Fall? I’m in denial. I proved it by making an African wax skirt.
I decided to sew up this summer skirt as the temperatures in D.C. dip into freezing for the first time this season. Serious denial.
I’ve been obsessed with African wax prints since moving to D.C. When running errands around town, it isn’t unusual to see someone wearing a gorgeous African print skirt or dress. I suffered from serious garment envy.
On a trip to NYC, I picked up some African wax print fabric and then bought some more at one of my local fabric shops, G Street Fabrics. Both sat prewashed and ready in my stash while I hesitated to sew them up. Was it okay for me, a white woman, to wear a garment made from African wax? Complicating the situation is the fact that my husband is African, but not from a country that wears African wax fabrics. Would people think I was trying too hard? Would those who know of my husband’s heritage think I was woefully ignorant? I iimagined getting serious side-eye when out and about in the fabric. My biggest fear was to get accused of cultural appropriation.
The fabric sat in my stash until Marcy of Oonaballoona fame addressed the issue of white sewists using and wearing African wax fabric. Her take? It’s totally okay. I guess it was the permission I needed because I sewed up this maxi skirt immediately after reading her post.
African Wax Skirt Details
I didn’t use a pattern for this skirt, so there was no cost. (Yay!)
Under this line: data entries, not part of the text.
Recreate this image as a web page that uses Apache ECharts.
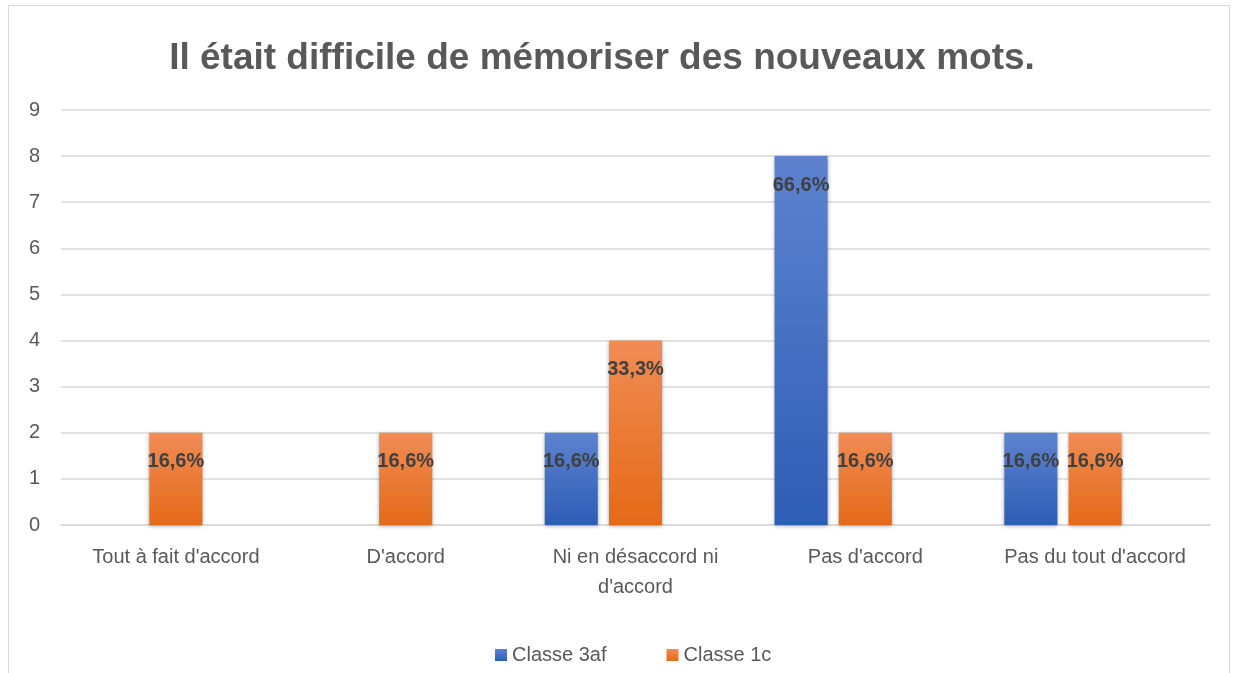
<!DOCTYPE html>
<html>
<head>
<meta charset="utf-8">
<script src="https://cdn.jsdelivr.net/npm/echarts@6/dist/echarts.min.js"></script>
<style>
  html, body { margin: 0; padding: 0; background: #fff; }
  .frame {
    position: absolute; left: 8px; top: 5px; width: 1222px; height: 700px;
    border: 1px solid #d9d9d9; box-sizing: border-box;
  }
  #chart { position: absolute; left: 0; top: 0; width: 1238px; height: 673px; }
</style>
</head>
<body>
<div class="frame"></div>
<div id="chart"></div>
<script>
const titleText = 'Il était difficile de mémoriser des nouveaux mots.'
const categories = ["Tout à fait d'accord", "D'accord", "Ni en désaccord ni\nd'accord", "Pas d'accord", "Pas du tout d'accord"]
const classe3af = [0, 0, 2, 8, 2]
const classe1c = [2, 2, 4, 2, 2]
const labels3af = ['', '', '16,6%', '66,6%', '16,6%']
const labels1c = ['16,6%', '16,6%', '33,3%', '16,6%', '16,6%']
// Excel chart keeps room for a third, empty series
const emptySeries = [null, null, null, null, null]
const yTicks = [0, 1, 2, 3, 4, 5, 6, 7, 8, 9]

const textColor = '#595959'

function grad (top, bottom) {
  return new echarts.graphic.LinearGradient(0, 0, 0, 1, [
    { offset: 0, color: top },
    { offset: 1, color: bottom }
  ])
}

function barLabel (texts) {
  return {
    show: true,
    position: 'insideTop',
    distance: 19,
    color: '#404040',
    fontWeight: 'bold',
    fontSize: 20,
    fontFamily: 'Liberation Sans',
    formatter: p => texts[p.dataIndex]
  }
}

const chart = echarts.init(document.getElementById('chart'))
chart.setOption({
  animation: false,
  textStyle: { fontFamily: 'Liberation Sans' },
  title: {
    text: titleText,
    left: 597,
    textAlign: 'center',
    top: 35,
    textStyle: { fontSize: 37, fontWeight: 'bold', color: textColor, fontFamily: 'Liberation Sans' }
  },
  legend: {
    bottom: 3,
    left: 490,
    itemWidth: 12,
    itemHeight: 12,
    itemGap: 60,
    icon: 'rect',
    data: ['Classe 3af', 'Classe 1c'],
    textStyle: { fontSize: 20, color: textColor }
  },
  grid: { left: 61, right: 28, top: 110, bottom: 148 },
  xAxis: {
    type: 'category',
    data: categories,
    axisLine: { lineStyle: { color: '#d9d9d9', width: 1.5 } },
    axisTick: { show: false },
    axisLabel: { fontSize: 20, color: textColor, margin: 17, lineHeight: 30, interval: 0 }
  },
  yAxis: {
    type: 'value',
    min: yTicks[0],
    max: yTicks[yTicks.length - 1],
    interval: 1,
    axisLabel: { fontSize: 20, color: textColor, margin: 21 },
    splitLine: { lineStyle: { color: '#d9d9d9', width: 1.5 } }
  },
  series: [
    {
      name: 'Classe 3af',
      type: 'bar',
      data: classe3af,
      barGap: '21%',
      barCategoryGap: '21%',
      itemStyle: {
        color: grad('#5d83cf', '#2e5db5'),
        shadowBlur: 4,
        shadowColor: 'rgba(0,0,0,0.35)',
        shadowOffsetY: 1
      },
      label: barLabel(labels3af)
    },
    {
      name: 'Classe 1c',
      type: 'bar',
      data: classe1c,
      itemStyle: {
        color: grad('#f08c55', '#e46a17'),
        shadowBlur: 4,
        shadowColor: 'rgba(0,0,0,0.35)',
        shadowOffsetY: 1
      },
      label: barLabel(labels1c)
    },
    {
      name: '',
      type: 'bar',
      data: emptySeries
    }
  ]
})
</script>
</body>
</html>
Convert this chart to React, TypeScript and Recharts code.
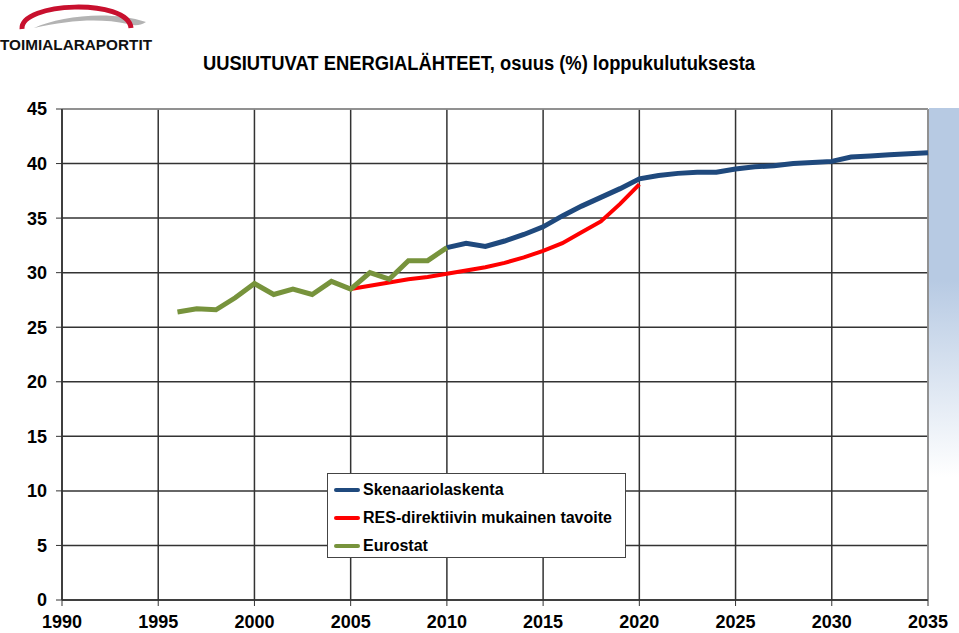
import React from 'react';
import { LineChart, Line, XAxis, YAxis, CartesianGrid, Legend, ReferenceLine } from 'recharts';

const years = Array.from({ length: 2035 - 1990 + 1 }, (_, i) => 1990 + i);

const eurostatYears = [1996, 1997, 1998, 1999, 2000, 2001, 2002, 2003, 2004, 2005, 2006, 2007, 2008, 2009, 2010];
const eurostatValues = [26.4, 26.7, 26.6, 27.7, 29.0, 28.0, 28.5, 28.0, 29.2, 28.5, 30.0, 29.4, 31.1, 31.1, 32.3];

const resYears = [2005, 2006, 2007, 2008, 2009, 2010, 2011, 2012, 2013, 2014, 2015, 2016, 2017, 2018, 2019, 2020];
const resValues = [28.5, 28.8, 29.1, 29.4, 29.6, 29.9, 30.2, 30.5, 30.9, 31.4, 32.0, 32.7, 33.7, 34.7, 36.3, 38.1];

const scenarioYears = [2010, 2011, 2012, 2013, 2014, 2015, 2016, 2017, 2018, 2019, 2020, 2021, 2022, 2023, 2024, 2025, 2026, 2027, 2028, 2029, 2030, 2031, 2032, 2033, 2034, 2035];
const scenarioValues = [32.3, 32.7, 32.4, 32.9, 33.5, 34.2, 35.2, 36.1, 36.9, 37.7, 38.6, 38.9, 39.1, 39.2, 39.2, 39.5, 39.7, 39.8, 40.0, 40.1, 40.2, 40.6, 40.7, 40.8, 40.9, 41.0];

const xTicks = [1990, 1995, 2000, 2005, 2010, 2015, 2020, 2025, 2030, 2035];
const yTicks = [0, 5, 10, 15, 20, 25, 30, 35, 40, 45];

const title = 'UUSIUTUVAT ENERGIALÄHTEET, osuus (%) loppukulutuksesta';
const seriesNames = {
  scenario: 'Skenaariolaskenta',
  res: 'RES-direktiivin mukainen tavoite',
  eurostat: 'Eurostat',
};
const legendOrder = ['scenario', 'res', 'eurostat'];

const lookup = (ys: number[], vs: number[], y: number) => {
  const i = ys.indexOf(y);
  return i >= 0 ? vs[i] : null;
};

const data = years.map((y) => ({
  year: y,
  scenario: lookup(scenarioYears, scenarioValues, y),
  res: lookup(resYears, resValues, y),
  eurostat: lookup(eurostatYears, eurostatValues, y),
}));

const FONT = 'Liberation Sans, Arial, sans-serif';

const LegendBox = (props: any) => {
  const payload = [...(props.payload || [])].sort(
    (a: any, b: any) => legendOrder.indexOf(a.dataKey) - legendOrder.indexOf(b.dataKey)
  );
  return (
    <div
      style={{
        width: 297,
        height: 81,
        border: '1px solid #444',
        background: '#fff',
        fontFamily: FONT,
        fontWeight: 'bold',
        fontSize: 16,
        color: '#000',
        paddingTop: 2,
        boxSizing: 'content-box',
        textAlign: 'left',
      }}
    >
      {payload.map((p: any) => (
        <div key={p.value} style={{ display: 'flex', alignItems: 'center', height: 28, paddingLeft: 6 }}>
          <div style={{ width: 26, height: 4, background: p.color, borderRadius: 2, marginRight: 3 }} />
          <span>{p.value}</span>
        </div>
      ))}
    </div>
  );
};

export default function App() {
  return (
    <div style={{ position: 'absolute', left: 0, top: 0, width: 959, height: 633, background: '#fff', overflow: 'hidden' }}>
      <div
        style={{
          position: 'absolute',
          left: 929,
          top: 108,
          width: 30,
          height: 492,
          background: 'linear-gradient(to bottom, #b7cae3 0%, #b7cae3 35%, #ffffff 75%)',
        }}
      />
      <svg style={{ position: 'absolute', left: 0, top: 0 }} width={959} height={100}>
        <path d="M34,28 C60,16 110,10 146,22 C140,26 134,26 128,24 C100,18 70,20 34,28 Z" fill="#b3b3b3" />
        <path d="M22,29 C20,2 128,-2 131,28" fill="none" stroke="#c8102e" strokeWidth={5} />
        <text x={0} y={50} fontFamily={FONT} fontWeight="bold" fontSize={15} textLength={152} lengthAdjust="spacingAndGlyphs" fill="#111">
          TOIMIALARAPORTIT
        </text>
        <text
          x={479}
          y={70}
          textAnchor="middle"
          fontFamily="Liberation Sans Narrow, Arial Narrow, Liberation Sans, sans-serif"
          fontWeight="bold"
          fontSize={20}
          textLength={552}
          lengthAdjust="spacingAndGlyphs"
          fill="#000"
        >
          {title}
        </text>
      </svg>
      <div style={{ position: 'absolute', left: 0, top: 0 }}>
        <LineChart width={959} height={633} data={data} margin={{ top: 109, right: 31, bottom: 0, left: 0 }}>
          <CartesianGrid stroke="#333" strokeWidth={1.5} />
          <XAxis
            dataKey="year"
            type="number"
            domain={[1990, 2035]}
            ticks={xTicks}
            height={33}
            tickSize={6}
            tickMargin={9}
            axisLine={{ stroke: '#333', strokeWidth: 1.5 }}
            tickLine={{ stroke: '#333' }}
            tick={{ fill: '#000', fontFamily: FONT, fontWeight: 'bold', fontSize: 18 }}
            interval={0}
          />
          <YAxis
            type="number"
            domain={[0, 45]}
            ticks={yTicks}
            width={62}
            tickSize={6}
            tickMargin={9}
            axisLine={{ stroke: '#333', strokeWidth: 1.5 }}
            tickLine={{ stroke: '#333' }}
            tick={{ fill: '#000', fontFamily: FONT, fontWeight: 'bold', fontSize: 18 }}
            interval={0}
          />
          <ReferenceLine y={45} stroke="#a0a0a0" strokeWidth={1.5} />
          <ReferenceLine x={2035} stroke="#a0a0a0" strokeWidth={1.5} />
          <Legend
            layout="horizontal"
            verticalAlign="middle"
            align="center"
            content={<LegendBox />}
            wrapperStyle={{ position: 'absolute', left: 327, top: 473, width: 299, height: 85 }}
          />
          <Line dataKey="scenario" name={seriesNames.scenario} stroke="#1f497d" strokeWidth={5} dot={false} isAnimationActive={false} />
          <Line dataKey="res" name={seriesNames.res} stroke="#ff0000" strokeWidth={4} dot={false} isAnimationActive={false} />
          <Line dataKey="eurostat" name={seriesNames.eurostat} stroke="#77933c" strokeWidth={5} dot={false} isAnimationActive={false} />
        </LineChart>
      </div>
    </div>
  );
}
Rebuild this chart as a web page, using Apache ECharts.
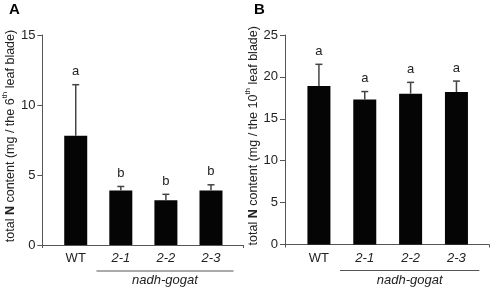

This African wax print comes from G Street Fabrics. Usually, African wax print comes in 6 yard cuts, but G Street had cut this yardage shorter. About four yards were remaining and I bought the full cut. I’m not sure exactly how much it cost. (I need to come up with a system to keep track of how much I spend on individual pieces of fabric.) I think it was about $15/yard.
A few store bought pattern pieces were used to create this skirt. For the waistband, I used the pattern piece my La Masion Victor skirt. My waistband has a seam in the front because I was running out of yardage and had to get a little creative to squeeze out the waistband pieces. I drafted the skirt panels based on the length from my waist to the floor. The pieces flared out at the waist which caused some construction problems. (More about this below.) I also cut pockets using the La Masion Victor skirt pattern.
I did run into a few problems with my self-drafted skirt and probably should have made a muslin first. The skirt sewed up too full. I looked like I was playing dress up. To remedy this, I slimmed down the sides of the skirt. By the time I was done, the skirt was essentially rectangular panels of fabric. As I was making these adjustments, I removed the pockets. Unfortunately, I had sewed the top of the pockets into the waistband, so removing and repositioning them was nearly impossible without taking all of the skirt apart. I decided drastic deconstruction wasn’t worth it and just cut them out. If I make another maxi skirt like this, I will definitely include pockets.
I’m crazy about this skirt! Styled with a RTW tank top and pearls gives it a dressed up feel. I can imagine wearing it a bit more casually, too, with my hair pulled back and my neck bare.
Since the weather here has gotten too cold for tank tops, I haven’t yet worn it out in public. I’m hoping that reactions will be positive!